Alice eventually finds her way to the theater and rushes tearfully to Ellen Terry and the surrounding performers who are taking a break on stage. She incoherently blurts out her tale. Terry sends for Dodgson and is indignant about the way Alice has been treated. Alice confesses her “system of overcoming fear is pretending to be in Wonderland.”
Ellen Terry says that is the purpose of theater to “take people out of Dull Land and Worry Land and carry them into Wonderland.”
She, eventually joined by the other actors, recounts the story of the Red Queen’s croquet game and the film transitions into animation. Dodgson arrives to take Alice home but Terry insists that Alice stay until she’s had an opportunity to talk “with that old dragon” who has been persecuting Alice. Dodgson agrees and joins in on the storytelling that transforms into another animated segment.

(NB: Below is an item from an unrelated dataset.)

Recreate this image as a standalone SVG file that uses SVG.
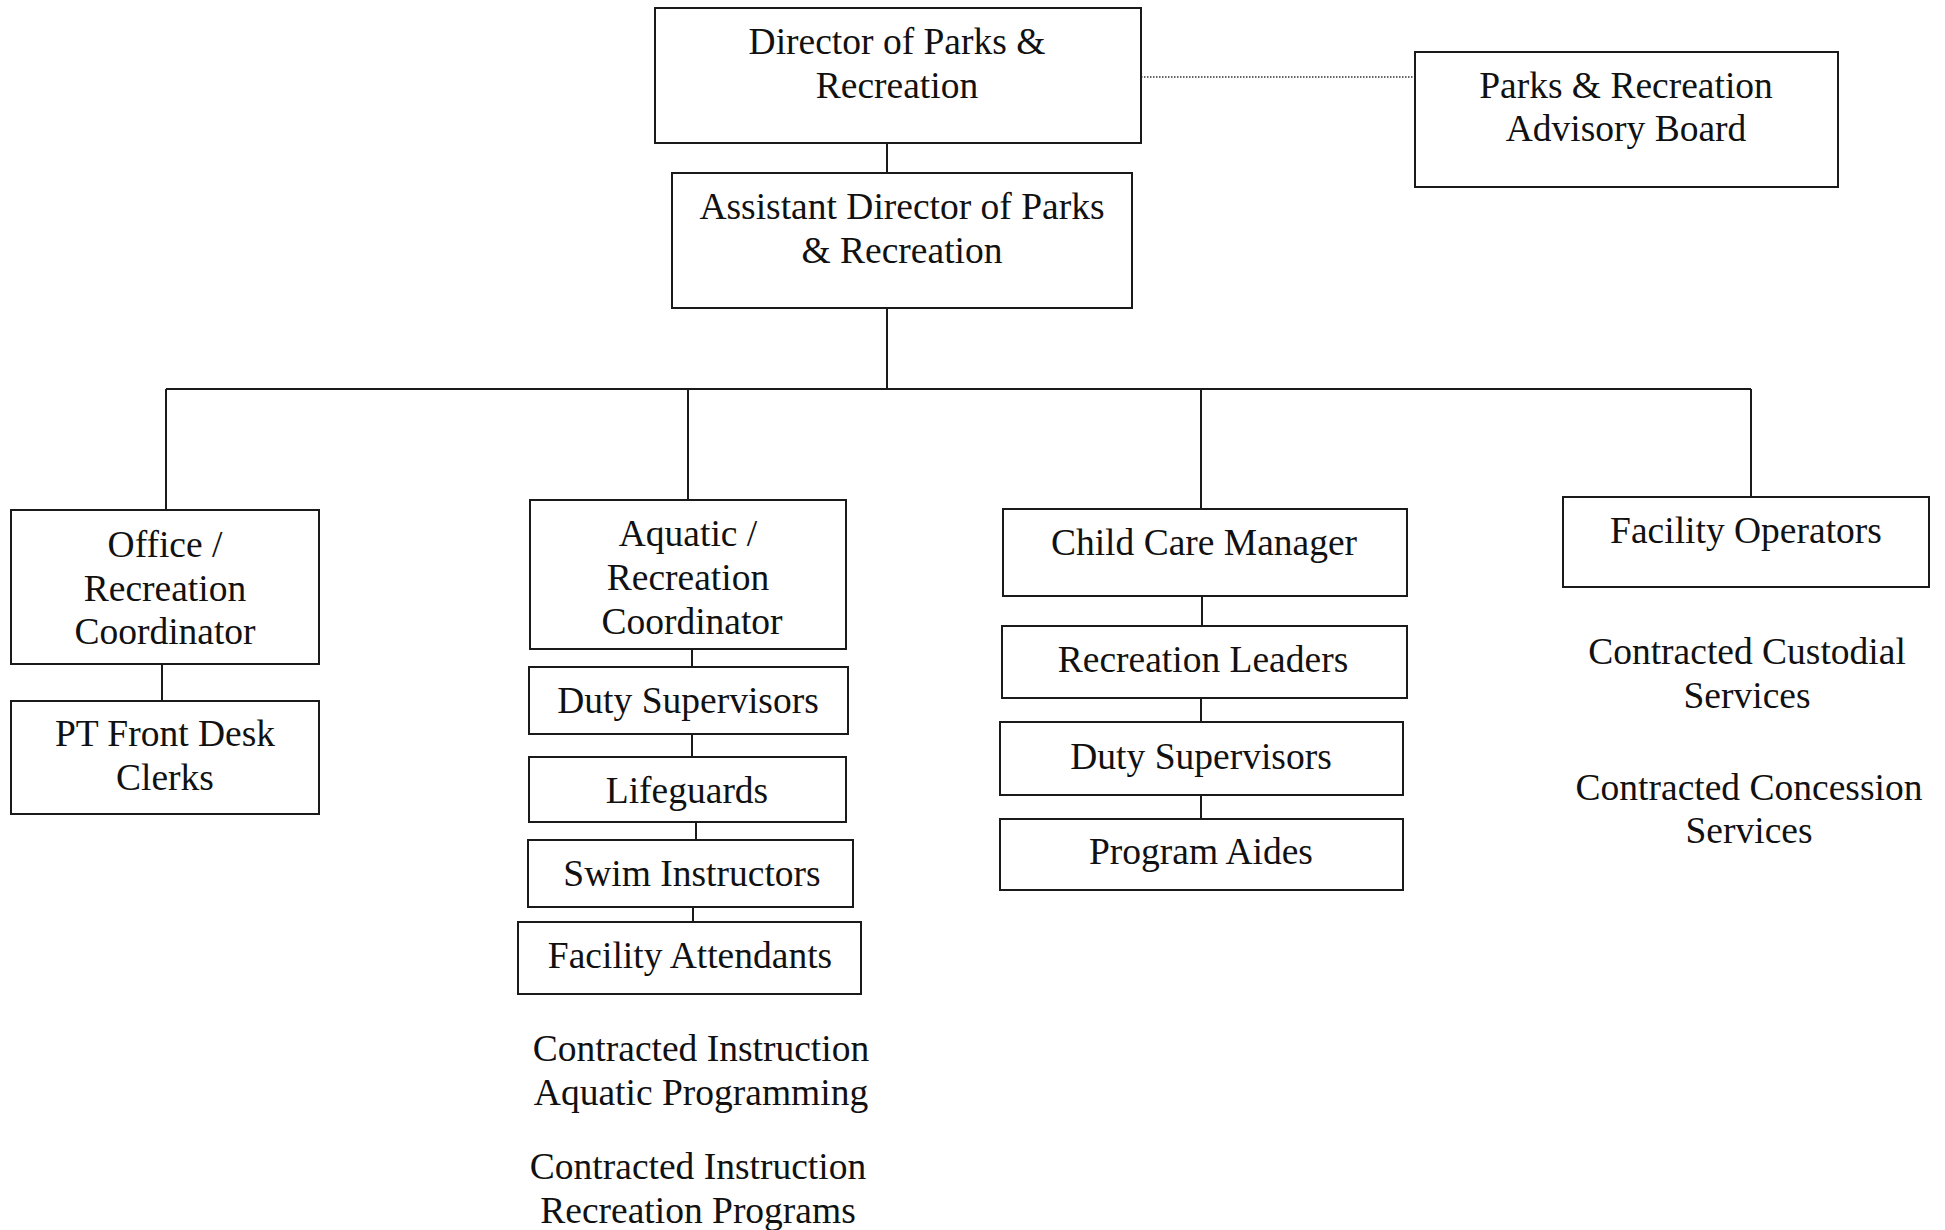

At the point in the animated story where the Red Queen yells “Off With Her Head!” it returns to live-action and the appearance of Miss Beale followed by Grove and two policemen. Grove is persuaded to dismiss the policemen and Terry eloquently convinces Beale of the need to be kinder to Alice. During the discussion, Alice blurts out that Dodgson is really Lewis Carroll. A disgusted and frustrated Grove proclaims that this is the final straw why Dodgson is unfit for the job of librarian and leaves to confront Langham with the news.
Langham has no time for Grove, because he has been informed that the Queen is arriving that very afternoon to meet the author of Alice in Wonderland and he fears what her reaction will be for his inaction in finding the author. Grove announces he can produce the author and returns to the theater. There, without telling them the reason other than Langham needs to see them immediately, he gathers Beale, Alice and Dodgson and takes them in a cab back to the University.

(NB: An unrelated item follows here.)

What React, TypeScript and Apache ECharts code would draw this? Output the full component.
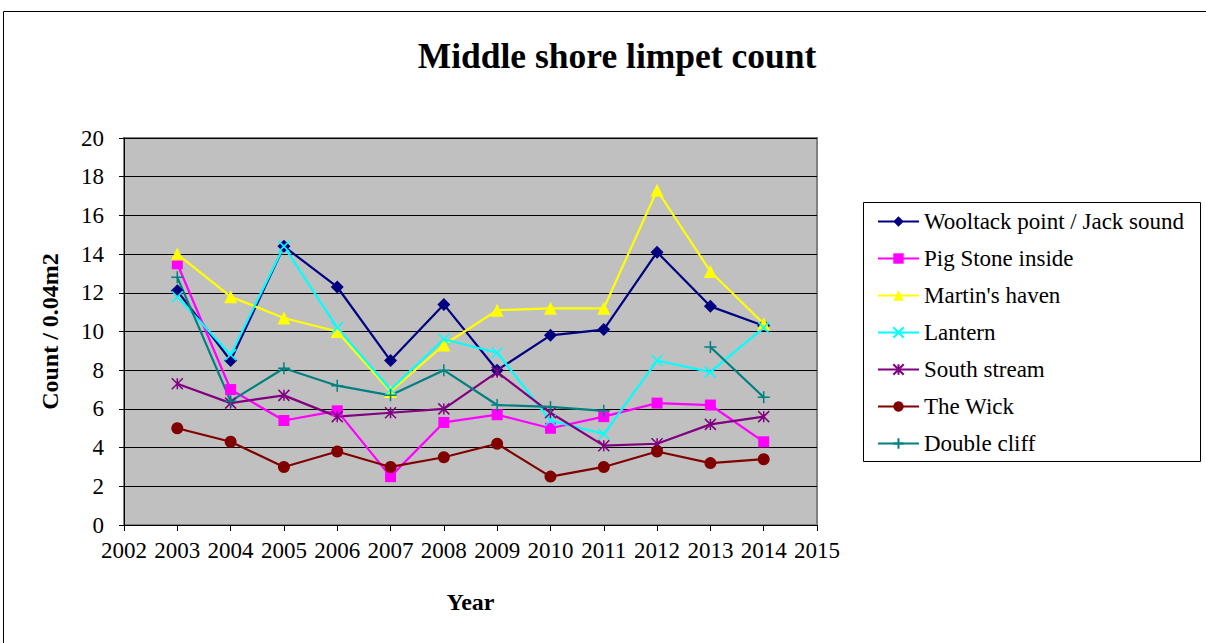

Langham and the other dignitaries are paying their respects to the Queen and, just as Langham is about to admit he does not know who Carroll is, Grove arrives and shoves Dodgson forward. Alice is terrified the Queen will cut off his head, but the Queen is quite pleased. When she leaves, Dodgson finds himself lionized by those who had previously looked at him askance.
Even Miss Beale apologizes and shyly asks for Dodgson’s recommendation to the bishop about her pension. Once assured that this means Miss Beale will not teach anymore children in the future, Dodgson warmly agrees.
As all the new found flatterers cluster around Dodgson they all appear in Alice’s eyes to transform into residents of Wonderland with only Dodgson himself remaining human.
A brief epilogue shows a gothic doorway with the word “Librarian” painted on the door and Dodgson seated comfortably at a table, writing, and surrounded by walls of books. A scout comes in and announces the carriage is ready and Dodgson leaves and goes to a nearby park where children are having a party including a Punch and Judy show. Alice runs up to Dodgson to introduce her new governess who is a “young and charming girl” who seems to be enjoying the party as much as Alice herself.
A stout middle aged woman approaches Dodgson to tell him how much she loves his wonderful book. Dodgson bows, smiles and hands her a printed card from his pocket and walks away. The card states: “The Rev. Charles L. Dodgson takes no responsibility for any publication not issued under his own name”. The woman looks back up to see Dodgson walking away with Alice and other characters.